/ 14 October 1998

Parents request hypnotism for paedophile’s son

OWN CORRESPONDENT, Pretoria | Wednesday 10.00pm.

THE mothers of two girls who went missing 10 years ago have requested the son of the alleged murderer be subjected to narco-analysis, a form of deep hypnosis, to try to establish the truth of what happened.

Flippie van Rooyen, the son of paedophile Gert van Rooyen, is standing trial for perjury for several conflicting statements he made to police about the disappearance of five teenage girls kidnapped by his father and his father’s lover, Joey Haarhof, between 1988 and 1990.

Flippie Van Rooyen is serving a life sentence for the gruesome rape murder and dismemberment last year of a 16-year-old Zimbabwean girl.

Joan Horn, Odette Boucher, Yolande Wessels, Anne-Marie Wapenaar and Fiona Harvey were positively linked to Gert van Rooyen and Haarhoff. One girl managed to escape from captivity in Gert Van Rooyen’s house but the fate of the other girls remains a mystery. Haarhof and Gert van Rooyen committed suicide as police were about to arrest them in January 1990.

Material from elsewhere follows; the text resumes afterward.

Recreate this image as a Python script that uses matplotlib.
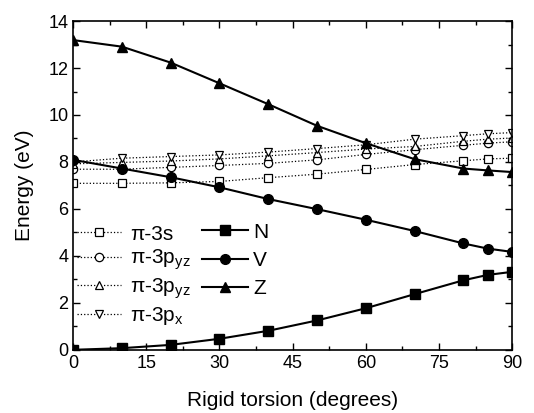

Odette Boucher’s mother, Linette, and Joan Horn’s mother, Ansie, appealed to Van Rooyen’s lawyer, Laurence Barit, to subject his client to narco-analysis, a form of deep hypnosis. “It is the only way the truth will come out,” Ansie Horn said. “If he does not do this something will be lost because the truth will not come out. I think [Flippie van Rooyen] is not telling the truth.”

Flippie van Rooyen has pleaded not guilty to statutory perjury charges.

He has claimed that the girls were killed during satanic rituals, that their bodies were burnt with acid he stole, and that they were taken to the Middle East.

His claims were dismissed and perjury charges were brought by the Attorney-General’s office earlier this year.

The case has been postponed to Friday when a new trial date will be set.